10-fold cross validation
ㅇ 모듈 import
from sklearn.model_selection import StratifiedKFold
from sklearn.model_selection import validation_curve
ㅇ 예시 코드 (이진분류) ##############################
skf = StratifiedKFold(n_splits=10, shuffle=True, random_state=42) #셔플 트루로 해야 폴드별로 데이터 중복 안됨
folds=[]
for train_idx, valid_idx in skf.split(X_train, y_train):
folds.append((train_idx, valid_idx))
# 폴드 하나의 MSE가 높게 나오면 포함해서 앙상블해도 되고 빼고 앙상블해보고 둘 다 해봐
models={}
for fold in range(10):
lgb_model = LGBMClassifier(max_depth = 10, gamma = 1)
# 데이터 분리 설정
train_idx = folds[fold][0]
valid_idx = folds[fold][1]
X_t, y_t = X_train.iloc[train_idx], y_train.iloc[train_idx]

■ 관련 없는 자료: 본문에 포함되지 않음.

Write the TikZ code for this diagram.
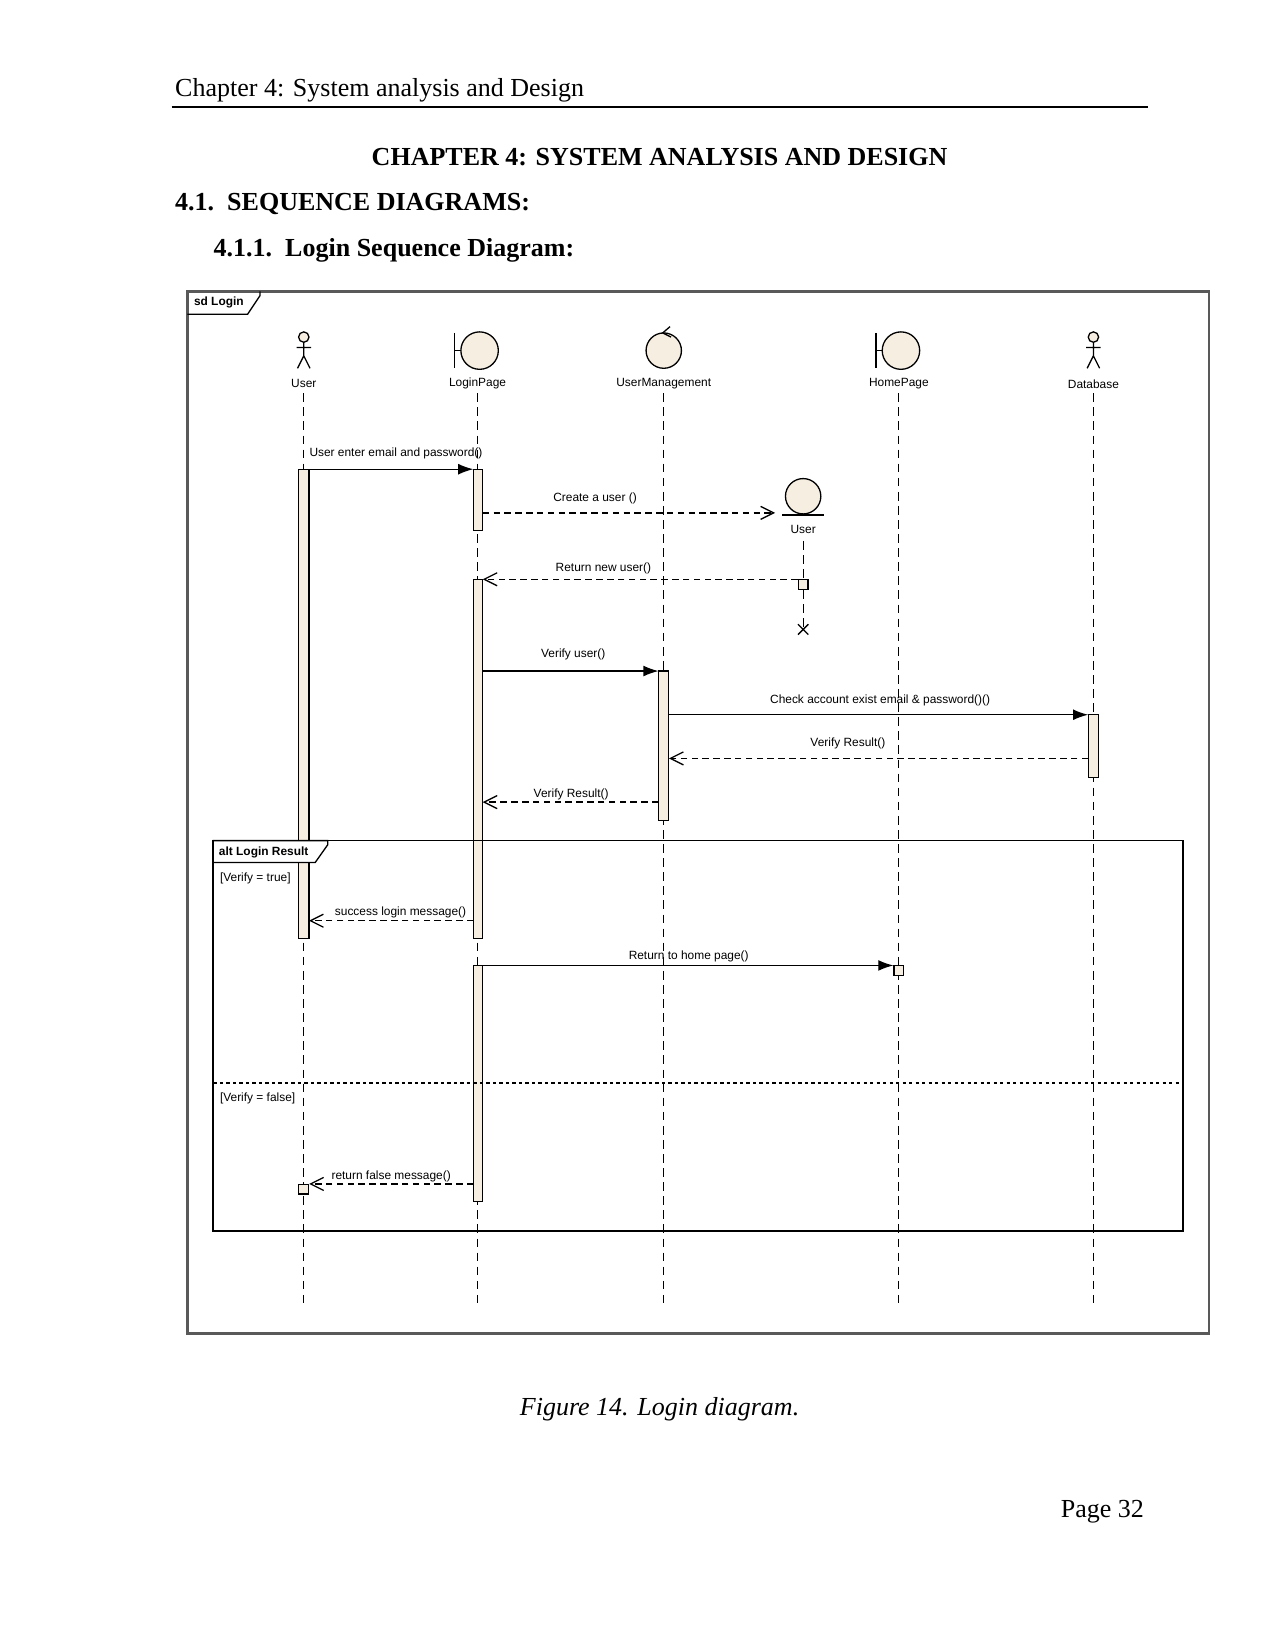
\documentclass[tikz,border=0pt]{standalone}
\usepackage{fontspec}
\setmainfont{Liberation Serif}
\newfontfamily\dg{Liberation Sans}
\usetikzlibrary{arrows.meta}
\definecolor{beige}{HTML}{F7EEE2}
\begin{document}
\begin{tikzpicture}[x=0.48pt,y=-0.48pt,
  lbl/.style={font=\dg\fontsize{5.5}{6}\selectfont,inner sep=1pt},
  life/.style={dash pattern=on 4pt off 2.5pt,line width=0.5pt},
  act/.style={draw,fill=beige,line width=0.5pt},
  call/.style={line width=0.6pt,-{Latex[length=7pt,width=5pt]}},
  ret/.style={line width=0.6pt,dash pattern=on 3pt off 2pt,-{Straight Barb[length=6pt,width=6pt]}},
  obj/.style={draw,fill=beige,line width=0.6pt}]
\useasboundingbox (0,0) rectangle (1226,1586);
% page text
\node[anchor=west,font=\fontsize{12}{14}\selectfont,inner sep=0] (hdr) at (168,87) {Chapter 4: System analysis and Design};
\draw[line width=0.8pt] (165,103) -- (1103,103);
\node[font=\bfseries\fontsize{12}{14}\selectfont] (t1) at (634,151) {CHAPTER 4: SYSTEM ANALYSIS AND DESIGN};
\node[anchor=west,font=\bfseries\fontsize{12}{14}\selectfont,inner sep=0] (t2) at (168,196) {4.1.\ \ SEQUENCE DIAGRAMS:};
\node[anchor=west,font=\bfseries\fontsize{12}{14}\selectfont,inner sep=0] (t3) at (205,241) {4.1.1.\ \ Login Sequence Diagram:};
\node[font=\itshape\fontsize{12}{14}\selectfont] (cap) at (634,1355) {Figure 14. Login diagram.};
\node[anchor=east,font=\fontsize{12}{14}\selectfont,inner sep=0] (pg) at (1100,1453) {Page 32};
% frame
\draw[line width=1.2pt,draw=black!65] (180,280) rectangle (1162,1282);
\draw[line width=0.6pt] (180,302) -- (238,302) -- (250,284) -- (250,280);
\node[lbl,anchor=west,font=\dg\bfseries\fontsize{5.5}{6}\selectfont] (sd) at (184,291) {sd Login};
% lifelines
\foreach \n/\x in {u/292,lp/459,um/638,hp/864,db/1051}{\coordinate (\n top) at (\x,378); \coordinate (\n bot) at (\x,1252); \draw[life] (\n top) -- (\n bot);}
% actors
\foreach \x in {292,1051}{
 \draw[line width=0.6pt,fill=beige] (\x,324) circle (5);
 \draw[line width=0.6pt] (\x,329) -- (\x,342) (\x-7,334) -- (\x+7,334) (\x-6,354) -- (\x,342) -- (\x+6,354);}
% boundaries
\foreach \x in {459,864}{
 \draw[obj] (\x+2,337) circle (18);
 \draw[line width=0.6pt] (\x-22,320) -- (\x-22,354) (\x-22,337) -- (\x-16,337);}
% control
\draw[obj] (638,337) circle (17);
\draw[line width=0.6pt] (644,314) -- (637,320) -- (645,324);
\node[lbl] (nu) at (292,369) {User};
\node[lbl] (nlp) at (459,369) {LoginPage};
\node[lbl] (num) at (638,369) {UserManagement};
\node[lbl] (nhp) at (864,369) {HomePage};
\node[lbl] (ndb) at (1051,369) {Database};
% created entity
\draw[obj] (772,477) circle (17);
\draw[line width=0.6pt] (752,495) -- (792,495);
\node[lbl] (nuser) at (772,509) {User};
\coordinate (cu top) at (772,520);
\node[draw,fill=beige,line width=0.5pt,minimum size=4.5pt,inner sep=0] (sq1) at (772,562) {};
\coordinate (cux) at (772,605);
\draw[life] (cu top) -- (sq1.north) (sq1.south) -- (cux);
\draw[line width=0.6pt] (767,600) -- (777,610) (777,600) -- (767,610);
% activations
\draw[act] (287,451) rectangle (297,902);
\draw[act] (455,451) rectangle (464,510);
\draw[act] (455,557) rectangle (464,902);
\draw[act] (455,928) rectangle (464,1155);
\draw[act] (633,645) rectangle (643,789);
\draw[act] (1046,687) rectangle (1056,747);
% alt fragment
\draw[line width=0.8pt] (205,808) rectangle (1137,1183);
\draw[line width=0.6pt,fill=white] (205,808) -- (205,829) -- (303,829) -- (315,812) -- (315,808) -- cycle;
\node[lbl,anchor=west,font=\dg\bfseries\fontsize{5.5}{6}\selectfont] (alt) at (208,819) {alt Login Result};
\node[lbl,anchor=west] (g1) at (209,844) {[Verify = true]};
\draw[line width=0.5pt,dash pattern=on 1.5pt off 1.5pt] (205,1041) -- (1137,1041);
\node[lbl,anchor=west] (g2) at (209,1056) {[Verify = false]};
% messages
\coordinate (m1a) at (297,451); \coordinate (m1b) at (455,451);
\draw[call] (m1a) -- (m1b);
\node[lbl,anchor=west] at (295,436) {User enter email and password()};
\coordinate (m2a) at (464,493); \coordinate (m2b) at (745,493);
\draw[ret] (m2a) -- (m2b);
\node[lbl] at (572,479) {Create a user ()};
\coordinate (m3b) at (464,557);
\draw[ret] (sq1.north west) -- (m3b |- sq1.north west);
\node[lbl] at (580,546) {Return new user()};
\coordinate (m4a) at (464,645); \coordinate (m4b) at (633,645);
\draw[call] (m4a) -- (m4b);
\node[lbl] at (551,629) {Verify user()};
\coordinate (m5a) at (643,687); \coordinate (m5b) at (1046,687);
\draw[call] (m5a) -- (m5b);
\node[lbl] at (846,673) {Check account exist email \& password()()};
\coordinate (m6a) at (1046,729); \coordinate (m6b) at (643,729);
\draw[ret] (m6a) -- (m6b);
\node[lbl] at (815,715) {Verify Result()};
\coordinate (m7a) at (633,771); \coordinate (m7b) at (464,771);
\draw[ret] (m7a) -- (m7b);
\node[lbl] at (549,764) {Verify Result()};
\coordinate (m8a) at (455,885); \coordinate (m8b) at (297,885);
\draw[ret] (m8a) -- (m8b);
\node[lbl] at (385,877) {success login message()};
\node[draw,fill=beige,line width=0.5pt,minimum size=4.5pt,inner sep=0] (sq2) at (864,933) {};
\coordinate (m9a) at (464,928);
\draw[call] (m9a) -- (sq2.north west |- m9a) ;
\node[lbl] at (662,919) {Return to home page()};
\node[draw,fill=beige,line width=0.5pt,minimum size=4.5pt,inner sep=0] (sq3) at (292,1143) {};
\coordinate (m10a) at (455,1138);
\draw[ret] (m10a) -- (sq3.north east |- m10a);
\node[lbl] at (376,1131) {return false message()};
\end{tikzpicture}
\end{document}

X_v, y_v = X_train.iloc[valid_idx], y_train.iloc[valid_idx]
lgb_model.fit(X_t, y_t, eval_set=[(X_t, y_t), (X_v, y_v)],
eval_metric='rmse', verbose=200, #200번 마다 출력
early_stopping_rounds=200)
# 모델 저장
models[fold] = lgb_model
# 폴드 수로 나눠서 앙상블
preds=0
for fold in range(10):
preds += models[fold].predict(X_test)/10
ㅇ 검증데이터를 통한 적당한 폴드 찾기 ########################
예시)
train_score, val_score = validation_curve(
LGBMClassifier(),X_train, y_train, "max_depth",
degree, cv=10, scoring="r2")
plt.plot(degree, np.median(train_score, 1), color='blue', label='training score')
plt.plot(degree, np.median(val_score, 1), color='red', label='validation score')
plt.legend(loc='best')
plt.ylim(0, 1)
plt.xlabel('degree')
plt.ylabel('score')